High-performing ecommerce platforms in 2025:
Headless ecommerce (flexible front-end and back-end integration)
Progressive Web Apps (PWA) for mobile shopping
AI personalization engines for product recommendations
Voice commerce and AR try-ons for specific niches
9. Regulatory Compliance and Legal Protection
Increased scrutiny around data handling, consumer rights, and environmental claims means compliance is more important than ever. A legally clean business reduces acquisition risks, making the deal more attractive to potential buyers or investors.
What adds value:
Clear privacy policy and data protection compliance (GDPR, CCPA)
Trademarked brand names, logos, and IP
Contracts with suppliers, employees, and contractors
Product liability insurance and safety certifications
Environmental and sustainability compliance (especially in EU markets)

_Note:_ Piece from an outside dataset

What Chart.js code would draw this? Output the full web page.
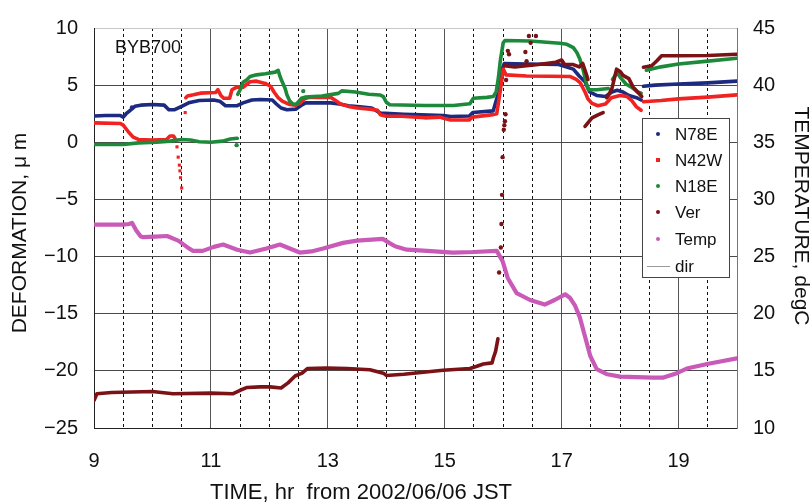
<!DOCTYPE html>
<html><head><meta charset="utf-8">
<script src="https://cdn.jsdelivr.net/npm/chart.js@4.4.1/dist/chart.umd.min.js"></script>
<style>html,body{margin:0;padding:0;background:#fff}#wrap{width:811px;height:503px}</style>
</head><body><div id="wrap"><canvas id="c" width="811" height="503"></canvas></div>
<script>
// ---------- text ----------
const chartTag = 'BYB700';
const xTitle = 'TIME, hr  from 2002/06/06 JST';
const yTitle = 'DEFORMATION, \u03bc m';
const y2Title = 'TEMPERATURE, degC';
const seriesNames = ['N78E', 'N42W', 'N18E', 'Ver', 'Temp', 'dir'];
const seriesColors = ['#1c2a80', '#f02222', '#1c8a3a', '#7a1216', '#c95ab8', '#9a9a9a'];
const xTickLabels = [9, 11, 13, 15, 17, 19];

// ---------- data: [time (hr), value] ----------
// N78E (µm)
const n78eA = [[9.0,2.3],[9.2,2.35],[9.45,2.35],[9.5,2.2],[9.55,2.5],[9.62,2.8],[9.7,3.15],[9.8,3.25],[10.0,3.3],[10.2,3.25],[10.28,2.85],[10.38,2.85],[10.5,3.15],[10.62,3.45],[10.8,3.65],[11.05,3.7],[11.15,3.6],[11.25,3.2],[11.45,3.2],[11.55,3.45],[11.7,3.7],[11.85,3.75],[12.05,3.7],[12.12,3.35],[12.2,3.0],[12.3,2.85],[12.45,2.9],[12.55,3.25],[12.62,3.45],[13.05,3.45],[13.2,3.35],[13.35,3.2],[13.55,3.1],[13.75,3.0],[13.9,2.55],[14.3,2.45],[14.6,2.4],[14.98,2.35],[15.1,2.25],[15.42,2.3],[15.48,2.6],[15.83,2.75],[15.9,4.0],[15.97,6.2],[16.02,6.9],[16.4,6.85],[16.95,6.8],[17.2,6.4],[17.3,5.8],[17.4,5.3],[17.48,4.4],[17.6,4.1],[17.75,4.0],[17.86,4.4],[17.95,4.55],[18.05,4.4],[18.15,4.1],[18.28,3.9],[18.36,3.7]];
const n78eB = [[18.4,4.9],[18.6,5.0],[19.0,5.1],[19.5,5.2],[20.0,5.35]];
const n78eDots = [[9.65,3.05]];
// N42W (µm)
const n42wA = [[9.0,1.7],[9.45,1.65],[9.5,1.5],[9.59,0.9],[9.67,0.45],[9.76,0.25],[10.0,0.2],[10.24,0.25],[10.3,0.55],[10.36,0.55],[10.4,0.2]];
const n42wB = [[10.57,3.9],[10.6,4.05],[10.7,4.15],[10.82,4.3],[11.08,4.35],[11.12,4.6],[11.17,4.1],[11.22,3.85],[11.32,3.85],[11.36,4.6],[11.45,4.85],[11.55,4.8],[11.62,5.1],[11.67,5.3],[11.78,5.35],[11.93,5.15],[12.02,4.9],[12.08,4.4],[12.15,3.9],[12.22,3.6],[12.35,3.3],[12.45,3.25],[12.52,3.4],[12.6,3.8],[12.68,3.93],[13.05,3.93],[13.12,3.7],[13.21,3.37],[13.35,3.14],[13.5,3.0],[13.72,2.9],[13.85,2.8],[13.9,2.4],[14.0,2.28],[14.26,2.28],[14.66,2.14],[14.92,2.2],[14.98,2.1],[15.1,1.95],[15.42,1.95],[15.47,2.2],[15.83,2.42],[15.89,2.5],[15.95,4.5],[16.0,6.4],[16.05,5.9],[16.4,5.8],[17.15,5.75],[17.25,5.5],[17.32,5.2],[17.4,4.4],[17.45,3.8],[17.52,3.4],[17.62,3.2],[17.75,3.35],[17.85,3.9],[18.0,4.1],[18.12,4.0],[18.2,3.65],[18.28,3.1],[18.36,2.8]];
const n42wC = [[18.4,3.55],[18.7,3.65],[19.0,3.8],[19.5,3.95],[20.0,4.15]];
const n42wDots = [[10.42,-0.4],[10.44,-1.3],[10.46,-2.0],[10.47,-2.5],[10.48,-3.1],[10.5,-4.0],[10.56,2.6]];
// N18E (µm)
const n18eA = [[9.0,-0.2],[9.5,-0.2],[9.76,-0.05],[10.07,0.0],[10.3,0.1],[10.5,0.25],[10.65,0.2],[10.8,0.05],[11.0,0.0],[11.2,0.1],[11.33,0.28],[11.45,0.35]];
const n18eB = [[11.46,4.2],[11.5,4.6],[11.55,5.25],[11.61,5.45],[11.67,5.75],[11.78,5.9],[11.93,6.0],[12.1,6.14],[12.15,6.3],[12.18,5.8],[12.21,5.4],[12.27,4.7],[12.3,4.15],[12.35,3.6],[12.41,3.3],[12.47,3.37],[12.55,3.85],[12.61,3.95],[12.9,4.05],[13.18,4.28],[13.24,4.5],[13.47,4.4],[13.7,4.2],[13.89,4.14],[13.95,4.0],[14.0,3.5],[14.06,3.28],[14.66,3.22],[15.15,3.22],[15.43,3.37],[15.49,3.85],[15.72,3.93],[15.83,4.0],[15.88,4.4],[15.92,5.7],[15.95,7.1],[16.0,8.7],[16.03,8.9],[16.46,8.86],[16.97,8.66],[17.09,8.57],[17.2,8.28],[17.26,7.86],[17.31,7.3],[17.37,6.3],[17.42,5.2],[17.46,4.6],[17.6,4.6],[17.8,4.7]];
const n18eC = [[17.87,5.5],[17.95,6.1],[18.0,5.7],[18.1,5.1],[18.2,4.8],[18.3,4.4],[18.36,4.3]];
const n18eD = [[18.45,6.3],[18.7,6.6],[19.0,6.85],[19.5,7.1],[20.0,7.35]];
const n18eDots = [[11.44,-0.25],[12.58,4.48]];
// Ver (µm)
const verA = [[9.0,-22.6],[9.05,-22.0],[9.3,-21.9],[10.0,-21.8],[10.35,-22.0],[11.0,-21.95],[11.38,-22.0],[11.5,-21.7],[11.62,-21.45],[11.84,-21.4],[12.01,-21.4],[12.2,-21.5],[12.32,-21.05],[12.44,-20.45],[12.56,-20.2],[12.65,-19.8],[12.98,-19.75],[13.33,-19.8],[13.72,-19.9],[13.95,-20.2],[14.0,-20.4],[14.3,-20.3],[14.97,-19.95],[15.43,-19.8],[15.55,-19.6],[15.66,-19.4],[15.81,-19.3],[15.83,-18.9],[15.87,-18.3],[15.91,-17.2]];
const verB = [[16.02,6.7],[16.2,6.6],[16.4,6.7],[16.6,6.8],[16.9,7.0],[17.0,7.2],[17.05,6.8],[17.2,6.8],[17.3,6.6],[17.36,6.9],[17.42,6.0],[17.45,5.5]];
const verC = [[17.4,1.4],[17.52,2.14],[17.63,2.42],[17.71,2.6]];
const verD = [[17.77,3.9],[17.8,4.1],[17.86,4.7],[17.94,6.4],[18.0,6.2],[18.05,5.86],[18.15,5.57],[18.22,4.85],[18.3,4.4],[18.37,4.0]];
const verE = [[18.4,6.57],[18.54,6.7],[18.63,7.14],[18.71,7.57],[18.94,7.57],[19.5,7.6],[20.0,7.7]];
const verDots = [[15.93,-11.4],[15.96,-9.2],[15.97,-7.15],[15.98,-4.6],[15.99,-1.3],[16.01,1.1],[16.02,1.5],[16.03,1.85],[16.04,2.45],[16.05,5.45],[16.08,8.0],[16.1,7.7],[16.38,7.9],[16.4,7.1],[16.44,9.3],[16.47,8.7],[16.56,9.3]];
// Temp (degC)
const tempA = [[9.0,27.8],[9.5,27.8],[9.6,27.85],[9.65,27.95],[9.72,27.3],[9.8,26.75],[9.84,26.7],[10.05,26.75],[10.25,26.8],[10.44,26.4],[10.6,25.8],[10.69,25.5],[10.86,25.5],[11.05,25.85],[11.21,26.05],[11.45,25.6],[11.67,25.35],[11.95,25.7],[12.18,26.05],[12.35,25.7],[12.52,25.35],[12.72,25.45],[12.92,25.7],[13.26,26.2],[13.5,26.4],[13.94,26.55],[14.05,26.2],[14.15,25.9],[14.35,25.6],[14.7,25.5],[15.14,25.35],[15.5,25.4],[15.89,25.5],[15.99,24.6],[16.08,23.1],[16.23,21.8],[16.46,21.2],[16.71,20.8],[16.88,21.2],[17.06,21.7],[17.14,21.4],[17.23,20.7],[17.31,19.7],[17.4,18.0],[17.49,16.3],[17.6,15.15],[17.78,14.7],[18.0,14.5],[18.56,14.4],[18.73,14.4],[18.97,14.8],[19.14,15.2],[19.49,15.6],[20.0,16.1]];

// ---------- build datasets ----------
const toXY = arr => arr.map(p => ({x: p[0], y: p[1]}));
function lineSet(name, idx, arr, axis, order, width) {
  return {label: name, data: toXY(arr), yAxisID: axis, showLine: true, borderColor: seriesColors[idx],
    backgroundColor: seriesColors[idx], borderWidth: width, pointRadius: 0, pointHoverRadius: 0,
    tension: 0, order: order, borderCapStyle: 'round', borderJoinStyle: 'round'};
}
function dotSet(name, idx, arr, axis, order, style) {
  return {label: name, data: toXY(arr), yAxisID: axis, showLine: false, borderColor: seriesColors[idx],
    backgroundColor: seriesColors[idx], pointRadius: 2.2, pointStyle: style || 'circle', borderWidth: 0, order: order};
}
const datasets = [
  lineSet('N78E', 0, n78eA, 'y', 5, 3.6), lineSet('N78E', 0, n78eB, 'y', 5, 3.6), dotSet('N78E', 0, n78eDots, 'y', 5),
  lineSet('N42W', 1, n42wA, 'y', 4, 3.6), lineSet('N42W', 1, n42wB, 'y', 4, 3.6), lineSet('N42W', 1, n42wC, 'y', 4, 3.6), dotSet('N42W', 1, n42wDots, 'y', 4, 'rect'),
  lineSet('N18E', 2, n18eA, 'y', 3, 3.6), lineSet('N18E', 2, n18eB, 'y', 3, 3.6), lineSet('N18E', 2, n18eC, 'y', 3, 3.6), lineSet('N18E', 2, n18eD, 'y', 3, 3.6), dotSet('N18E', 2, n18eDots, 'y', 3),
  lineSet('Ver', 3, verA, 'y', 2, 3.6), lineSet('Ver', 3, verB, 'y', 2, 3.6), lineSet('Ver', 3, verC, 'y', 2, 3.6), lineSet('Ver', 3, verD, 'y', 2, 3.6), lineSet('Ver', 3, verE, 'y', 2, 3.6), dotSet('Ver', 3, verDots, 'y', 2),
  lineSet('Temp', 4, tempA, 'y2', 1, 4.2),
  {label: 'dir', data: [], yAxisID: 'y', showLine: true, borderColor: seriesColors[5], borderWidth: 1, pointRadius: 0, order: 6}
];

const FONT = '"Liberation Sans", Arial, sans-serif';
const isOddHour = v => Number.isInteger(v) && Math.abs(v % 2) === 1;

const overlay = {
  id: 'overlay',
  afterDraw(chart) {
    const ctx = chart.ctx;
    ctx.save();
    ctx.fillStyle = '#111';
    // tag
    ctx.font = '18px ' + FONT;
    ctx.textAlign = 'left'; ctx.textBaseline = 'middle';
    ctx.fillText(chartTag, 115, 48);
    // axis titles
    ctx.textAlign = 'center';
    ctx.font = '22px ' + FONT;
    ctx.fillText(xTitle, 361, 493);
    ctx.save(); ctx.translate(20, 233); ctx.rotate(-Math.PI / 2);
    ctx.font = '21px ' + FONT; ctx.fillText(yTitle, 0, 0); ctx.restore();
    ctx.save(); ctx.translate(801, 216); ctx.rotate(Math.PI / 2);
    ctx.font = '21px ' + FONT; ctx.fillText(y2Title, 0, 0); ctx.restore();
    // legend
    const bx = 642, by = 118, bw = 87, bh = 159;
    ctx.fillStyle = '#fff'; ctx.fillRect(bx, by, bw, bh);
    ctx.strokeStyle = '#444'; ctx.lineWidth = 1; ctx.strokeRect(bx + 0.5, by + 0.5, bw, bh);
    const rows = [134, 160, 186, 212, 239, 266];
    ctx.font = '17px ' + FONT; ctx.textAlign = 'left'; ctx.textBaseline = 'middle';
    seriesNames.forEach((name, i) => {
      const y = rows[i];
      ctx.fillStyle = seriesColors[i]; ctx.strokeStyle = seriesColors[i];
      if (name === 'dir') {
        ctx.lineWidth = 1; ctx.beginPath(); ctx.moveTo(647, y + 0.5); ctx.lineTo(670, y + 0.5); ctx.stroke();
      } else if (name === 'N42W') {
        ctx.fillRect(656, y - 2, 4, 4);
      } else {
        ctx.beginPath(); ctx.arc(658, y, 2, 0, Math.PI * 2); ctx.fill();
      }
      ctx.fillStyle = '#111';
      ctx.fillText(name, 675, y + 1);
    });
    ctx.restore();
  }
};

new Chart(document.getElementById('c'), {
  type: 'scatter',
  data: {datasets},
  plugins: [overlay],
  options: {
    responsive: false, animation: false, devicePixelRatio: 1,
    layout: {padding: {top: 20, left: 0, right: 0, bottom: 0}},
    plugins: {legend: {display: false}, tooltip: {enabled: false}, title: {display: false}},
    scales: {
      x: {
        type: 'linear', position: 'bottom', min: 9, max: 20,
        afterFit: s => { s.height = 75; },
        ticks: {stepSize: 0.5, autoSkip: false, maxRotation: 0, padding: 21, color: '#111',
          font: {family: FONT, size: 20},
          callback: v => xTickLabels.includes(v) ? String(v) : ''},
        grid: {drawTicks: false, lineWidth: 1,
          color: c => (c.tick && isOddHour(c.tick.value)) ? '#555' : '#111'},
        border: {display: true, color: '#222', width: 1,
          dash: c => (c.tick && !isOddHour(c.tick.value)) ? [3, 3] : []}
      },
      y: {
        type: 'linear', position: 'left', min: -25, max: 10,
        afterFit: s => { s.width = 94; },
        ticks: {stepSize: 5, padding: 16, color: '#111', font: {family: FONT, size: 20},
          callback: v => v < 0 ? '\u2212' + Math.abs(v) : String(v)},
        grid: {drawTicks: false, lineWidth: 1, color: c => (c.tick && c.tick.value === 10) ? '#c8c8c8' : '#4a4a4a'},
        border: {display: true, color: '#222', width: 1}
      },
      y2: {
        type: 'linear', position: 'right', min: 10, max: 45,
        afterFit: s => { s.width = 74; },
        ticks: {stepSize: 5, padding: 16, color: '#111', font: {family: FONT, size: 20}},
        grid: {drawOnChartArea: false, drawTicks: false},
        border: {display: true, color: '#777', width: 1}
      }
    }
  }
});
</script>
</body></html>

10. Founder Dependency and Team Structure
Businesses that rely heavily on the founder’s personal involvement or brand are riskier. A buyer wants assurance that the business can thrive post-acquisition. If the founder is the main influencer or voice of the brand, consider diversifying brand representation through customer stories, influencers, or community.
To improve valuation:
Build a strong leadership team or operations manager
Delegate key functions: fulfilment, marketing, support, etc.
Systematize decision-making
Transition from “founder-as-face” to “brand-led”
11. Market Trends and Strategic Positioning
Valuation is also influenced by macro trends and your business’s position within them. Being in a hot vertical, or innovating ahead of trends, can significantly improve perceived growth potential and valuation.
For instance:
Health & wellness ecommerce is booming—businesses in this niche get higher multiples.
Pet care, baby, eco-friendly products, and home improvement remain strong verticals.
AI-enhanced tools and ecommerce enablement (like product recommendation engines or AI search) command interest from tech investors.
12. Exit Readiness and Documentation
A business ready for due diligence—clean data, clear metrics, and organized documentation—will naturally attract better offers. Working with an experienced M&A advisor like Chapter International can streamline the valuation and sale process.
Exit-readiness includes:
Clean financials (preferably reviewed by an accountant)
Traffic reports and analytics dashboards
Supplier contracts and fulfilment SLAs
Clear Business Standard Operating Procedures (SOPs)
Customer data segmentation
Legal IP documentation
Final Thoughts: Building Long-Term Value
In 2025, ecommerce businesses are no longer valued just on sales figures—they’re assessed based on sustainability, scalability, defensibility, and data-rich operations.
If you're building an ecommerce brand with the intention to sell (or simply want to maximize long-term value), start optimizing the key value drivers now:
Build a brand, not just a store.
Create recurring revenue, not just one-off sales.
Invest in first-party data, not just paid ads.
Systemize operations, don’t depend on yourself.
Diversify everything—products, channels, traffic, and revenue.
Ultimately, valuation is both an art and a science. But when you focus on what truly adds enduring value—profitability, brand, automation, customer experience—you’ll not only attract higher offers, but you'll also build a business that stands the test of time.